Outro desses inesquecíveis momentos foi o de dois desses responsáveis, eu e o meu eterno amigo Carlos Rebelo, termos sido convidados para escrever o discurso do aluno que representaria os estudantes de Leiria na histórica e inesquecível manifestação que no dia 1 de maio desse ano assinalaria na Praça Rodrigues Lobo as primeiras comemorações livres do Dia do Trabalhador no novo Portugal democrático, discurso que nesse dia foi lido pelo Carlos, na varanda do Ateneu de Leiria, perante uma praça repleta de povo e liberdade.
Um dos episódios mais curiosos de que me recordo nesses gloriosos dias foi a prisão do marido da inesquecível professora que nos libertara literatura proibida nas suas aulas, sob a acusação de ser agente da odiosa PIDE. Assumi a nova vivência democrática em total empenho e liberdade, embora a libertadora revolução tenha então presumivelmente liquidado a minha carreira literária, dado que o meu romance ficou automaticamente desatualizado, nunca tendo sido publicado.
Liquidada ficou também a partir daí a minha carreira futebolística, dado que estava acertado com um clube da região para na época seguinte me federar e ir jogar na então I Divisão Distrital. Deixei também então de estudar, tendo ido trabalhar para a empresa comercial que o meu pai entretanto fundara, tendo apenas reiniciado os meus estudos quase uma década depois, concluindo o ensino liceal e tendo depois iniciado o meu catastrófico percurso pelo Curso de Direito, liquidado numa fulminante prova oral de Direito Constitucional em que fui literalmente trucidado pelo Professor Gomes Canotilho.
Como todas as revoluções, o 25 de Abril tem sido um projeto coletivo de avanços e recuos, em que o fundamental continua a ser o facto de Portugal ser honrado por uma Constituição da República que nos permite viver em total liberdade democrática.
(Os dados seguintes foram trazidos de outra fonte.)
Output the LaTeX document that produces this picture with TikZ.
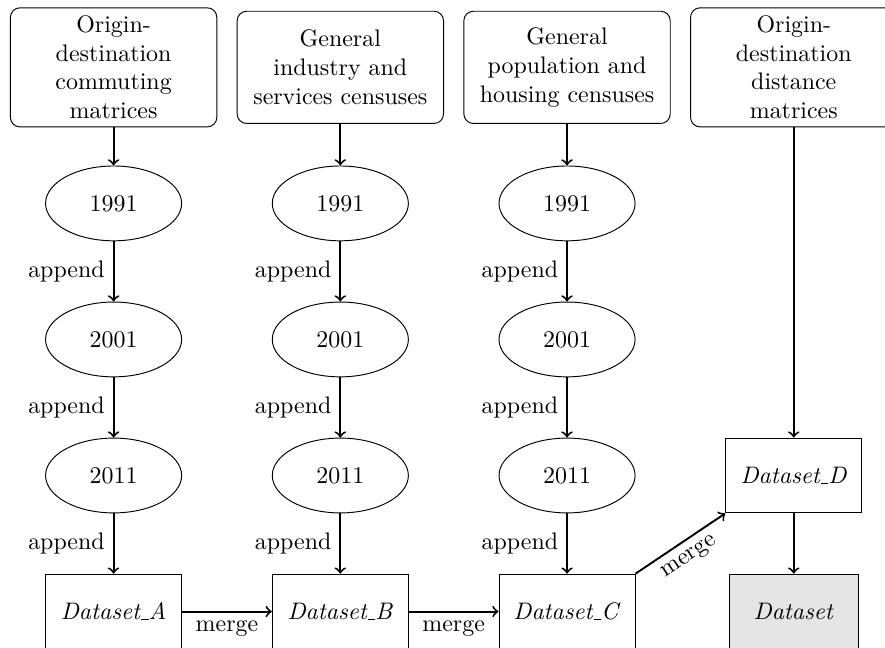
\documentclass[tikz,border=0pt]{standalone}
\usepackage{tikz}
\usetikzlibrary{shapes.geometric, arrows}
\newcommand{\lowbar}{\leavevmode\kern.06em\vbox{\hrule width.3em}}
\tikzstyle{src} = [rectangle, rounded corners, text width=2.8cm, minimum height=1.65cm, text centered, draw=black]
\tikzstyle{yr} = [ellipse, minimum width=2cm, minimum height=1.1cm, text centered, draw=black]
\tikzstyle{dset} = [rectangle, minimum width=2cm, minimum height=1.1cm, text centered, draw=black]
\tikzstyle{result} = [rectangle, minimum width=1.9cm, minimum height=1.1cm, text centered, draw=black, fill=gray!20]
\tikzstyle{arrow} = [thick,->]
\begin{document}
\begin{tikzpicture}[node distance=2cm]
\useasboundingbox (-1.67,0.99) rectangle (11.34,-8.53);
\node (comm) [src] {Origin-\\destination\\commuting\\matrices};
\node (ind) [src, right of=comm, xshift=1.333cm] {General\\industry and\\services censuses};
\node (pop) [src, right of=ind, xshift=1.333cm] {General\\population and\\housing censuses};
\node (dist) [src, right of=pop, xshift=1.333cm] {Origin-\\destination\\distance\\matrices};

\node (ca) [yr, below of=comm] {1991};
\node (cb) [yr, below of=ca] {2001};
\node (cc) [yr, below of=cb] {2011};
\node (dsA) [dset, below of=cc] {\textit{Dataset\lowbar A}};

\node (ia) [yr, below of=ind] {1991};
\node (ib) [yr, below of=ia] {2001};
\node (ic) [yr, below of=ib] {2011};
\node (dsB) [dset, below of=ic] {\textit{Dataset\lowbar B}};

\node (pa) [yr, below of=pop] {1991};
\node (pb) [yr, below of=pa] {2001};
\node (pc) [yr, below of=pb] {2011};
\node (dsC) [dset, below of=pc] {\textit{Dataset\lowbar C}};

\node (dsD) [dset, below of=dist, yshift=-4cm] {\textit{Dataset\lowbar D}};
\node (ds) [result, below of=dsD] {\textit{Dataset}};

\draw [arrow] (comm) -- (ca);
\draw [arrow] (ca) -- node[left] {append} (cb);
\draw [arrow] (cb) -- node[left] {append} (cc);
\draw [arrow] (cc) -- node[left] {append} (dsA);

\draw [arrow] (ind) -- (ia);
\draw [arrow] (ia) -- node[left] {append} (ib);
\draw [arrow] (ib) -- node[left] {append} (ic);
\draw [arrow] (ic) -- node[left] {append} (dsB);

\draw [arrow] (pop) -- (pa);
\draw [arrow] (pa) -- node[left] {append} (pb);
\draw [arrow] (pb) -- node[left] {append} (pc);
\draw [arrow] (pc) -- node[left] {append} (dsC);

\draw [arrow] (dsA) -- node[below] {merge} (dsB);
\draw [arrow] (dsB) -- node[below] {merge} (dsC);
\draw [arrow] (dsC.north east) -- node[below, sloped] {merge} (dsD.south west);
\draw [arrow] (dist) -- (dsD);
\draw [arrow] (dsD) -- (ds);
\end{tikzpicture}
\end{document}
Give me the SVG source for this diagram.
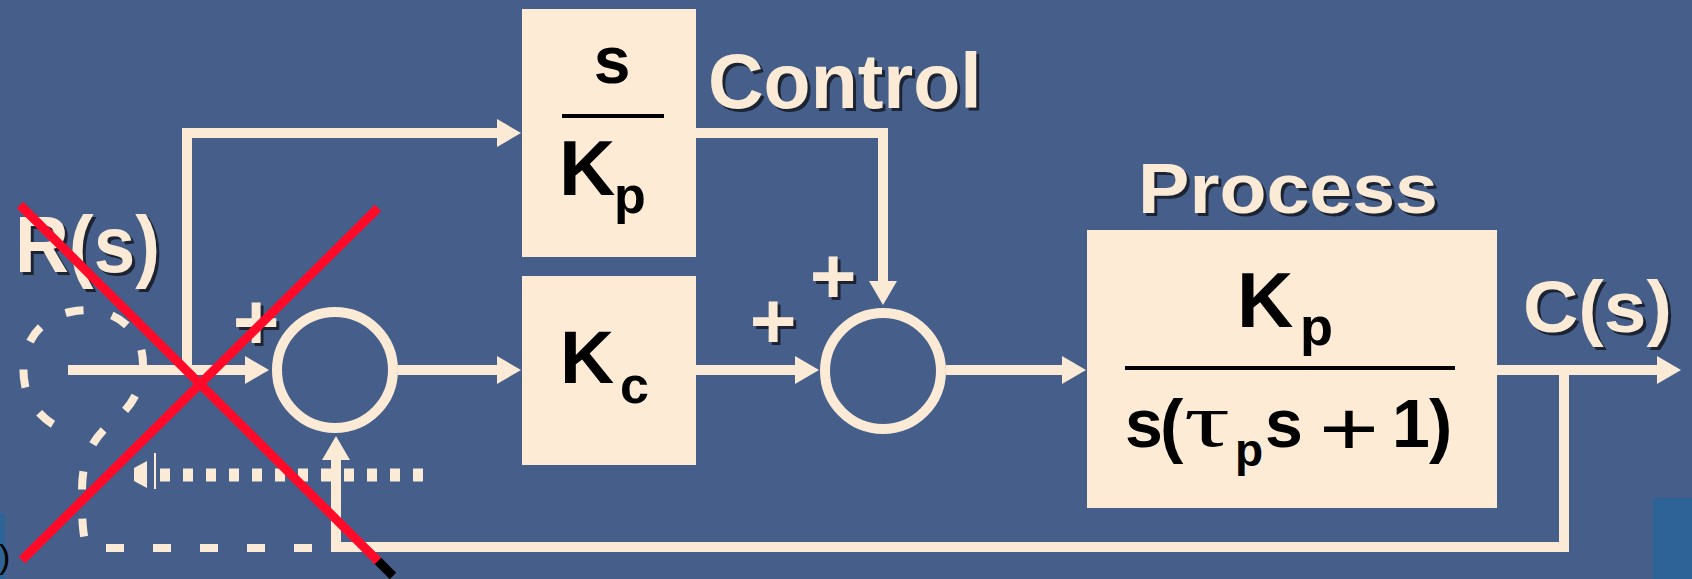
<svg xmlns="http://www.w3.org/2000/svg" width="1692" height="579" viewBox="0 0 1692 579">
<style>
.bg{fill:#465f8a}
.box{fill:#fdebd5}
.wire{fill:none;stroke:#fbebd6;stroke-width:10;stroke-linejoin:miter}
.sum{fill:none;stroke:#fbebd6;stroke-width:10}
.lbl{font-family:"Liberation Sans",Arial,sans-serif;font-weight:bold;fill:#fbebd6}
.sh{font-family:"Liberation Sans",Arial,sans-serif;font-weight:bold;fill:#1c2333}
.m{font-family:"Liberation Sans",Arial,sans-serif;font-weight:bold;fill:#000}
.mr{font-family:"Liberation Sans",Arial,sans-serif;font-weight:normal;fill:#000}
.frac{stroke:#000;stroke-width:4}
.dash{fill:none;stroke:#fbebd6;stroke-width:8;stroke-dasharray:18 29}
.red{stroke:#ff0a28;stroke-width:9;stroke-linecap:butt}
</style>
<defs>
<marker id="ah" markerUnits="userSpaceOnUse" viewBox="0 0 24 28" markerWidth="24" markerHeight="28" refX="1" refY="14" orient="auto">
<path d="M0,0 L24,14 L0,28 z" fill="#fbebd6"/>
</marker>
</defs>
<rect class="bg" x="0" y="0" width="1692" height="579"/>
<rect x="1653" y="498" width="39" height="81" fill="#2d6396"/>
<rect x="0" y="513" width="5" height="66" fill="#2d6396"/>
<text x="-1" y="568" font-family="Liberation Sans,Arial,sans-serif" font-size="34" fill="#000">)</text>

<g id="connectors">
<path class="wire" d="M68,370 H246" marker-end="url(#ah)"/>
<path class="wire" d="M187,370 V133 H498" marker-end="url(#ah)"/>
<path class="wire" d="M398,370 H498" marker-end="url(#ah)"/>
<path class="wire" d="M696,370 H796" marker-end="url(#ah)"/>
<path class="wire" d="M696,133 H883 V282" marker-end="url(#ah)"/>
<path class="wire" d="M946,370 H1063" marker-end="url(#ah)"/>
<path class="wire" d="M1497,370 H1658" marker-end="url(#ah)"/>
<path class="wire" d="M1564,370 V547 H336 V459" marker-end="url(#ah)"/>
</g>

<g id="sum1">
<circle class="sum" cx="335" cy="370" r="58"/>
</g>
<g id="sum2">
<circle class="sum" cx="883" cy="371" r="58"/>
</g>

<g id="box-derivative">
<rect class="box" x="522" y="9" width="174" height="248"/>
<text class="m" x="612" y="83" font-size="66" text-anchor="middle">s</text>
<line class="frac" x1="562" y1="116" x2="664" y2="116"/>
<text class="m" x="559" y="195" font-size="78">K</text>
<text class="m" x="614" y="213" font-size="52">p</text>
</g>

<g id="box-kc">
<rect class="box" x="522" y="276" width="174" height="189"/>
<text class="m" x="560" y="383" font-size="75">K</text>
<text class="m" x="620" y="403" font-size="52">c</text>
</g>

<g id="box-process">
<rect class="box" x="1087" y="230" width="410" height="278"/>
<text class="m" x="1237" y="327" font-size="78">K</text>
<text class="m" x="1300" y="345" font-size="54">p</text>
<line class="frac" x1="1125" y1="368" x2="1455" y2="368"/>
<text class="m" x="1125" y="447" font-size="68">s</text>
<text class="m" x="1160" y="449" font-size="70">(</text>
<text x="1184" y="446" font-family="Liberation Serif,'Times New Roman',serif" font-size="76" textLength="46" lengthAdjust="spacingAndGlyphs" fill="#000">τ</text>
<text class="m" x="1235" y="466" font-size="46">p</text>
<text class="m" x="1265" y="447" font-size="68">s</text>
<text class="mr" x="1319" y="455" font-size="76" textLength="60" lengthAdjust="spacingAndGlyphs">+</text>
<text class="m" x="1392" y="447" font-size="68">1</text>
<text class="m" x="1429" y="449" font-size="70">)</text>
</g>

<g id="labels">
<text class="sh" x="18" y="275" font-size="80" textLength="145" lengthAdjust="spacingAndGlyphs">R(s)</text>
<text class="lbl" x="15" y="272" font-size="80" textLength="145" lengthAdjust="spacingAndGlyphs">R(s)</text>
<text class="sh" x="711" y="111" font-size="77">Control</text>
<text class="lbl" x="708" y="108" font-size="77">Control</text>
<text class="sh" x="1141" y="216" font-size="70" textLength="300" lengthAdjust="spacingAndGlyphs">Process</text>
<text class="lbl" x="1138" y="213" font-size="70" textLength="300" lengthAdjust="spacingAndGlyphs">Process</text>
<text class="sh" x="1526" y="335" font-size="73" textLength="149" lengthAdjust="spacingAndGlyphs">C(s)</text>
<text class="lbl" x="1523" y="332" font-size="73" textLength="149" lengthAdjust="spacingAndGlyphs">C(s)</text>
<text class="sh" x="259" y="352" font-size="80" text-anchor="middle">+</text>
<text class="lbl" x="256" y="349" font-size="80" text-anchor="middle">+</text>
<text class="sh" x="776" y="351" font-size="80" text-anchor="middle">+</text>
<text class="lbl" x="773" y="348" font-size="80" text-anchor="middle">+</text>
<text class="sh" x="836" y="306" font-size="80" text-anchor="middle">+</text>
<text class="lbl" x="833" y="303" font-size="80" text-anchor="middle">+</text>
</g>

<g id="artifacts">
<path class="dash" d="M312,548 H92 C82,548 82,520 82,490 C82,455 95,435 115,420 C140,400 148,370 140,345 C130,318 100,305 70,312 C35,320 18,350 25,385 C30,410 50,425 65,430"/>
<line x1="160" y1="475" x2="425" y2="475" stroke="#fbebd6" stroke-width="13" stroke-dasharray="10 13"/>
<polygon points="134,468 147,461 147,488 134,481" fill="#fbebd6"/>
<line x1="155" y1="453" x2="155" y2="489" stroke="#fbebd6" stroke-width="2"/>
</g>

<g id="cross">
<line class="red" x1="20" y1="205" x2="380" y2="563"/>
<line x1="378" y1="561" x2="393" y2="576" stroke="#000" stroke-width="9"/>
<line class="red" x1="378" y1="208" x2="22" y2="560"/>
</g>
</svg>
Surpreendentemente, há alguns meses, cruzei-me numa rua de Alcobaça com um senhor que rapidamente reconheci como sendo o antigo colega da escola primária a que chamávamos “Pé Descalço”. Confesso que foi para mim um momento de enorme e cristalina felicidade, dado que ele ia acompanhado por uma senhora, que presumi ser a sua mulher, e por alguns meninos, que presumi serem seus filhos. Olhei para os pés de todos eles e confirmei, maravilhado, que todos eles iam devidamente calçados. Refleti com imediata e inexcedível felicidade que só por isso também valeu plenamente o 25 de Abril, a que aqui deixo mais este viva!